There’s no medical justification for these measures, which severely reduced the number of clinics able to provide abortion care in the state, the APCs said.
In Ohio, a trial judge relied on similar reasoning to block laws imposing licensing sanctions on APCs who provide abortion medications. The court said the provisions likely couldn’t stand after voters added abortion protections to the state constitution in 2023.
Patient health is the only state interest that an abortion regulation can constitutionally advance, and these restrictions weren’t narrowly tailored to or the most restrictive means of advancing that interest, the judge said.
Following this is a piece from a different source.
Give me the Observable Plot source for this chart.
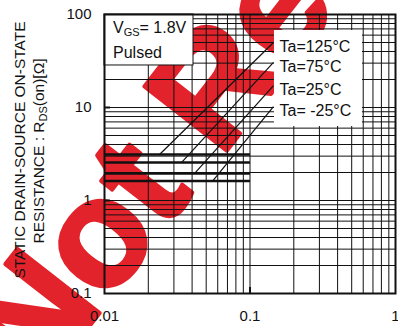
<!DOCTYPE html>
<html><head><meta charset="utf-8">
<script src="https://cdn.jsdelivr.net/npm/d3@7"></script>
<script src="https://cdn.jsdelivr.net/npm/@observablehq/plot@0.6"></script>
<style>html,body{margin:0;padding:0;background:#fff;} svg{display:block}</style>
</head><body><div id="chart"></div>
<script>
// ---- data ----
const temps = ["Ta=125°C", "Ta=75°C", "Ta=25°C", "Ta= -25°C"];
const plateauR = [3.12, 2.56, 1.95, 1.62];      // Ω, flat part at low current
const plateauI = [0.01, 0.1];                    // A, current range of flat part
const kneeI = [0.0239, 0.0338, 0.0415, 0.0553];  // A, start of rising part
const endI = [0.145, 0.145, 0.145, 0.145];       // A, end of rising part
const endR = [50, 30.5, 17.2, 10.2];             // Ω, end of rising part
const xTicks = [0.01, 0.1, 1];
const yTicks = [0.1, 1, 10, 100];
const xGrid = [0.02,0.03,0.04,0.05,0.06,0.07,0.08,0.09,0.1,0.2,0.3,0.4,0.5,0.6,0.7,0.8,0.9];
const yGrid = [0.2,0.3,0.4,0.5,0.6,0.7,0.8,0.9,1,2,3,4,5,6,7,8,9,10,20,30,40,50,60,70,80,90];
const condLines = ["Pulsed"];
const watermark = ["Not Recommended"];

// ---- layout ----
const W = 398, H = 326;
const ink = "#111";
const FONT = "'Liberation Sans', Arial, sans-serif";

const flat = temps.map((t, i) => ({t, x1: plateauI[0], x2: plateauI[1], r: plateauR[i]}));
const rise = temps.map((t, i) => ({t, x1: kneeI[i], y1: plateauR[i], x2: endI[i], y2: endR[i]}));

const plot = Plot.plot({
  width: W, height: H,
  marginLeft: 104, marginRight: 3, marginTop: 14, marginBottom: 33,
  style: {fontFamily: FONT, fontSize: "15px", background: "#fff", color: ink},
  x: {type: "log", domain: [0.01, 1], axis: null},
  y: {type: "log", domain: [0.1, 100], axis: null},
  marks: [
    Plot.text(watermark, {frameAnchor: "bottom-left", dx: -66, dy: 98, rotate: -52, fontSize: 152,
      fontWeight: "bold", fill: "#e3232b", stroke: "#e3232b", strokeWidth: 4, strokeLinejoin: "round",
      textAnchor: "start", lineAnchor: "bottom"}),
    Plot.ruleX(xGrid, {stroke: ink, strokeWidth: 1}),
    Plot.ruleY(yGrid, {stroke: ink, strokeWidth: 1}),
    Plot.link(flat, {x1: "x1", x2: "x2", y1: "r", y2: "r", stroke: ink, strokeWidth: 2.4}),
    // white background behind the temperature labels
    Plot.rect([0], {x1: 0.1473, x2: 0.593, y1: 6.25, y2: 67.3, fill: "#fff"}),
    // condition box
    Plot.rect([0], {x1: 0.01, x2: 0.0409, y1: 28.3, y2: 100, fill: "#fff", stroke: ink, strokeWidth: 1}),
    Plot.link(rise, {x1: "x1", y1: "y1", x2: "x2", y2: "y2", stroke: ink, strokeWidth: 1.2}),
    Plot.text(rise, {x: "x2", y: "y2", text: "t", dx: 6, dy: 4, textAnchor: "start", lineAnchor: "middle",
      fontSize: 16, fill: ink}),
    Plot.frame({stroke: ink, strokeWidth: 2}),
    Plot.axisY([1, 10], {tickSize: -6, strokeWidth: 2, text: null, stroke: ink}),
    Plot.axisX([0.1], {tickSize: -6, strokeWidth: 2, text: null, stroke: ink}),
    Plot.axisY(yTicks, {tickSize: 0, tickPadding: 0, dx: -13, tickFormat: d => String(d), fontSize: 15, fill: ink}),
    Plot.axisX(xTicks, {tickSize: 0, tickPadding: 17, tickFormat: d => String(d), fontSize: 15, fill: ink})
  ]
});
document.getElementById("chart").appendChild(plot);

// ---- texts needing subscripts ----
const svg = d3.select(plot);
const xs = plot.scale("x"), ys = plot.scale("y");
const bx = xs.apply(0.01), by = ys.apply(100);
const cond = svg.append("text").attr("font-size", 16).attr("fill", ink)
  .attr("text-anchor", "start").attr("font-family", FONT);
cond.append("tspan").attr("x", bx + 9).attr("y", by + 19).text("V");
cond.append("tspan").attr("font-size", 11).attr("dy", 3).text("GS");
cond.append("tspan").attr("dy", -3).text("= 1.8V");
svg.append("text").attr("font-size", 16).attr("fill", ink)
  .attr("text-anchor", "start").attr("font-family", FONT)
  .attr("x", bx + 9).attr("y", by + 44).text(condLines[0]);

svg.append("text").attr("transform", "translate(25,150) rotate(-90)")
  .attr("text-anchor", "middle").attr("font-size", 15.5).attr("fill", ink)
  .attr("font-family", FONT)
  .text("STATIC DRAIN-SOURCE ON-STATE");
const yl2 = svg.append("text").attr("transform", "translate(44,151) rotate(-90)")
  .attr("text-anchor", "middle").attr("font-size", 15.5).attr("fill", ink)
  .attr("font-family", FONT);
yl2.append("tspan").text("RESISTANCE : R");
yl2.append("tspan").attr("font-size", 11).attr("dy", 3).text("DS");
yl2.append("tspan").attr("dy", -3).text("(on)[Ω]");
</script>
</body></html>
Additionally, the provisions discriminated against APCs who provided only abortion care because Ohio allows other APCs to prescribe the same drugs for other purposes, including miscarriage management, she said.
A bench trial in that case is scheduled for March 15, 2027.
It’s possible decisions favoring APCs could be reversed, UT’s Rebouché said. So far, the Ohio Supreme Court’s elected justices have struck down other anti-abortion laws based on the constitutional amendment, but lawmakers keep adding new ones, and it’s difficult to predict whether the Republican-dominated court will disfavor provisions that don’t directly ban abortion.
Privacy Rights
The Alaska and Montana top courts have taken a different route, interpreting existing provisions in their state constitutions as protecting a right to abortion, including ones provided by non-physicians.
An Alaska trial judge struck down physician-only measures in September 2024, citing an earlier Alaska Supreme Court ruling that the state constitution’s fundamental right to privacy encompasses reproductive rights, including abortion. She also said the provisions violated the APCs’ constitutionally protected equal protection rights because they treat APCs who provide abortion care differently from APCs who provide other treatments.
The Alaska Supreme Court heard oral arguments in the case last October. Julia Marks of Legal Voice, which represents the plaintiffs, is optimistic the top court will uphold the trial judge’s decision.
Alaska law allows APCs to provide care for miscarriages, including prescribing mifepristone, Marks said. The only carve-out is for abortions. Additionally, the rate of medical complications hasn’t increased since the 2021 injunction, which applied only to the provision blocking APCs from providing medication abortions, and no complications have required hospitalization.
The evidence for upholding the injunction “is so clear in this case,” Marks said.
And the Montana Supreme Court in 2023 struck down a measure prohibiting APRNs from performing abortions, applying its reasoning from a 1999 case, saying a similar measure applicable to PAs violated the state constitution’s privacy guarantee.
The court observed in a 2025 decision striking down a 20-week gestational age ban and other anti-abortion measures that treating similarly situated providers as separate classes based only on the purpose for which they offered care likely is unconstitutional.
Montana officials, like the Ohio ones, keep adding new restrictions, but the state’s top court has consistently rejected their attempts to narrow abortion access.
The court is divided, however, with two of its seven elected justices dissenting from an April 1 opinion upholding an injunction against an abortion clinic licensing provision.
Planned Parenthood’s Humphreville chalked this up to a “mismatch” between lawmakers attempting to rollback abortion protections and voter-led efforts to protect access.
Planned Parenthood has received funding from Bloomberg Philanthropies, the charitable organization founded by Michael Bloomberg. Bloomberg Law is operated by entities controlled by Michael Bloomberg.